Dollar Selloff Continues as Focus Shifts to FOMC Meeting
What’s been happening?
Pound Sterling – UK Markets
The British pound gathered strength and rose to its highest level in three weeks against the euro while rising to fresh 12-day highs vs the greenback. In its latest Consumer Confidence Survey, the GfK’s Client Strategy Director, Joe Staton, said consumer remained resilient despite Brexit uncertainty. “Despite political carry-on in the Westminster bubble with the clock ticking on Britain’s eventual departure from the EU, consumers are holding firm and remain unshaken by the daily headlines of turmoil and intrigue, although we remain in negative territory," Staton noted.
In the meantime, while speaking at a fintech conference in London, British finance minister Philip Hammond reiterated that parliament needed to make up its mind and come up with a Brexit deal, calling the Brexit uncertainty "bad for business." Earlier in the day, European Union (EU) Chief Brexit Negotiator Michel Barnier said that they were hoping to see the results of cross-party talks this week.
US Dollar – US Markets
The dollar continued to weaken against its rivals with the US Dollar Index dropping to a weekly low and posting losses for the third straight day as investors ignored the upbeat macroeconomic data releases and continued to price expectations of a dovish tone in tomorrow’s FOMC statement. The data published by the U.S. Burea of Labor Statistics on Tuesday showed that the employment cost index increased by 0.7% in the first quarter to match the market expectation. Other data revealed that pending home sales, which declined by 1% in February, increased by 1.1% on a monthly basis in March.
Furthermore, the Conference Board reported that the Consumer Confidence Index in April rose to 129.2 from 124.2 in March. “Overall, consumers expect the economy to continue growing at a solid pace into the summer months. These strong confidence levels should continue to support consumer spending in the near-term,” Lynn Franco, Senior Director of Economic Indicators at The Conference Board, said in the press release.

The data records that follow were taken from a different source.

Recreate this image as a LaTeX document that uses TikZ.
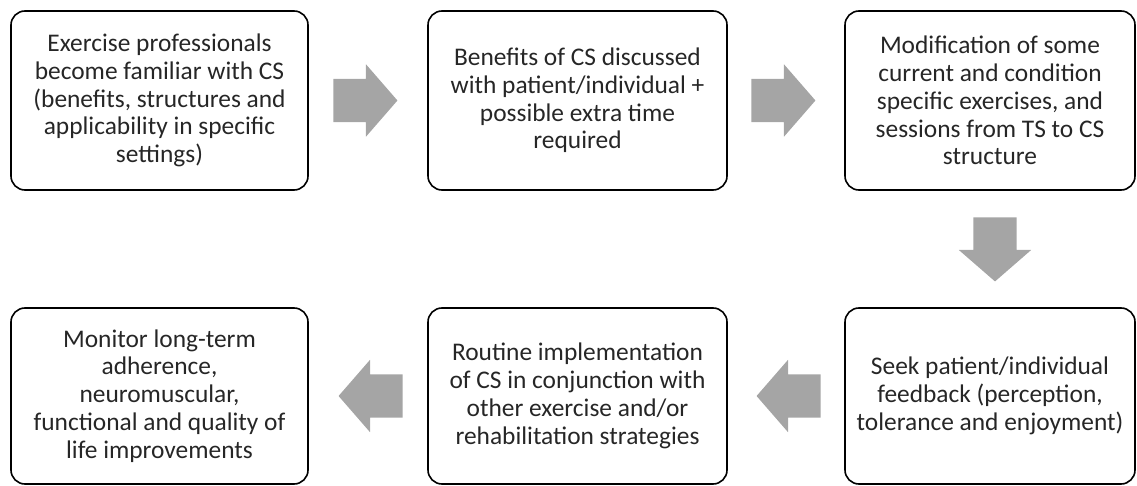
\documentclass[tikz,border=0pt]{standalone}
\usepackage{fontspec}
\setmainfont{Carlito}
\usetikzlibrary{shapes.arrows,calc}

\definecolor{arrowgray}{HTML}{A5A5A5}
\definecolor{textgray}{HTML}{262626}

\tikzset{
  stepbox/.style={draw=black, line width=1.6pt, rounded corners=14pt,
    align=center, text=textgray, inner sep=0pt,
    font=\fontsize{25.4}{27.8}\selectfont},
  flowarrow/.style={single arrow, fill=arrowgray, draw=none, inner sep=21.5pt,
    minimum height=64pt, minimum width=72pt,
    single arrow head extend=14.5pt, single arrow tip angle=98},
}

\begin{document}
\begin{tikzpicture}[x=1pt,y=-1pt]
    \useasboundingbox (0,0) rectangle (1137,486);

    % top row
    \node[stepbox, minimum width=297pt, minimum height=179pt] (b1) at (159.5,100.5)
      {Exercise professionals\\become familiar with CS\\(benefits, structures and\\applicability in specific\\settings)};
    \node[stepbox, minimum width=299pt, minimum height=179pt] (b2) at (577.5,100.5)
      {Benefits of CS discussed\\with patient/individual +\\possible extra time\\required};
    \node[stepbox, minimum width=290pt, minimum height=179pt] (b3) at (990,100.5)
      {Modification of some\\current and condition\\specific exercises, and\\sessions from TS to CS\\structure};

    % bottom row
    \node[stepbox, minimum width=290pt, minimum height=176pt] (b6) at (990,396)
      {Seek patient/individual\\feedback (perception,\\tolerance and enjoyment)};
    \node[stepbox, minimum width=299pt, minimum height=176pt] (b5) at (577.5,396)
      {Routine implementation\\of CS in conjunction with\\other exercise and/or\\rehabilitation strategies};
    \node[stepbox, minimum width=297pt, minimum height=176pt] (b4) at (159.5,396)
      {Monitor long-term\\adherence,\\neuromuscular,\\functional and quality of\\life improvements};

    % block arrows
    \node[flowarrow] (a12) at ($(b1.east)!0.5!(b2.west)+(-12,0)$) {};
    \node[flowarrow] (a23) at ($(b2.east)!0.5!(b3.west)+(-12,0)$) {};
    \node[flowarrow, shape border rotate=270] (a36) at ($(b3.south)!0.5!(b6.north)+(5,-9)$) {};
    \node[flowarrow, shape border rotate=180] (a65) at ($(b6.west)!0.5!(b5.east)+(12,0)$) {};
    \node[flowarrow, shape border rotate=180] (a54) at ($(b5.west)!0.5!(b4.east)+(12,0)$) {};
\end{tikzpicture}
\end{document}
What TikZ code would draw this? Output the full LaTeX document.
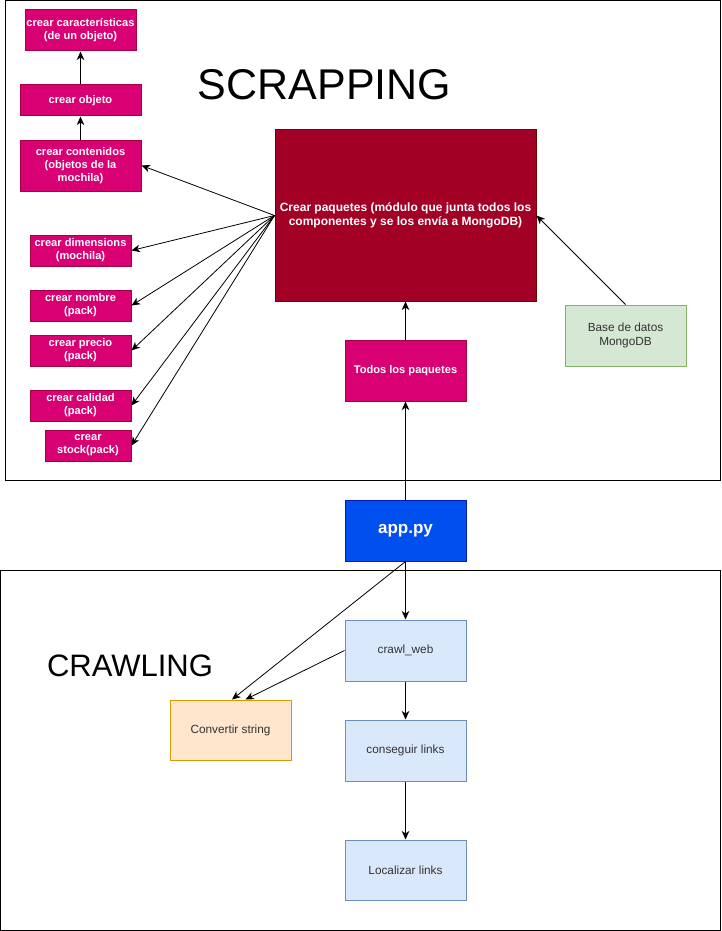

Meanwhile, President Trump, once again, voiced his criticism of the Federal Reserve’s policy outlook in a twitter thread, claiming that the economy had the potential to go up “like a rocket” if the Fed were to lower its policy rate.
Euro – European Markets
The shared currency advanced to a 7-day high vs the greenback but failed to gather strength against the pound sterling. In its flash estimate, the Eurostat said that the real GDP in the first quarter expanded by 0.4% on a quarterly basis to beat the market expectation of 0.3%. “Compared with the same quarter of the previous year, seasonally adjusted GDP rose by 1.2% in the euro area and by 1.5% in the EU28 in the first quarter of 2019, as in the previous quarter,” the Eurostat said in its publication. Other data showed that the unemployment rate in March ticked down to 7.7%.
Additionally, Destatis reported that the annual inflation in Germany, as measured by the Consumer Price Index (CPI), rose 2% in April after March’s 1.3% reading and beat the market expectation of 1.6% to provide additional support to the euro.
What’s coming up?
UK: The IHS Markit’s Manufacturing PMI and the BoE’s Consumer Credit report will be featured in the UK economic docket on Wednesday.
US: The ADP employment change will be the first data release from the U.S. ahead of the IHS Markit’s and the ISM’s April Manufacturing PMI reports. More importantly, the FOMC will announce its monetary policy decision and publish its policy statement. Although markets don’t expect any changes to the monetary policy, Chairman Powell’s press conference will be watched closely by the market participants.
EU: There won’t be any other macroeconomic data releases from the euro area on Wednesday.